One of the most unexpected tracks, and probably my favorite on the album, is “Too Far Gone?”! This track has some incredible energy, a massive hook and a chorus that will have even the quietest of fans screaming out the chorus as well. With some incredible harmonies and leads from Hammett and Ulrich’s pounding away at your insides, this track brings this album to a whole other level, while tracks like “Room of Mirrors” is another thrash-fest, this time with a more reasonable entry prior to all hell breaking lose. This track is bound to get even the most hardcore fans excited with this modern version of a track akin to “Seek & Destroy”.
Closing out this incredible journey is a track that, to be honest, felt very much like a grower that I didn’t like at first, but as I always do with new music, I played the song several times and I’ve actually grown to really like this track a lot, and is another stand out track on this album. It’s an interesting choice for a closer, but that’s growing on me as well, and it actually perfectly wraps up the album. Falling just shy of becoming Metallica’s longest track ever at 11:03, (see the cover of “Mercyful Fate” off of 1998’s “Garage Inc.” which clocks at 11:11) “Inamorata” hears a melancholic cry about misery and how we can sometimes get stuck loving to feed her more and more. Even though this track is so long, it never feels dragged out or monotonous. We hear Hetfield crying out in the chorus “Misery, she needs me, oh but I need her more. Misery, she loves me. Oh, but I love her more. Misery, she kills me. Oh, but I end this war. Misery, she fills me. Oh, but she’s not what I’m living for.”

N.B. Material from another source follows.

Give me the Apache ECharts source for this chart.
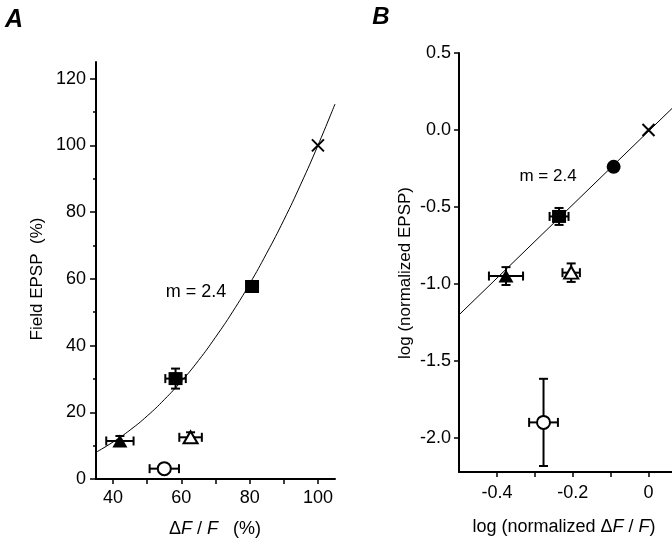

Is Metallica beyond making epic hits like “Master of Puppets” or “Enter Sandman”? Maybe. But to be honest, why repeat the same stuff over and over again? What Metallica has done on “72 Seasons”, very loudly and boldly I might add, shows why they are still the biggest name in metal history. I dare say that, with over 40 years of creating some of the most iconic heavy metal music ever, this album puts out some of the best material the band has released in 30 years.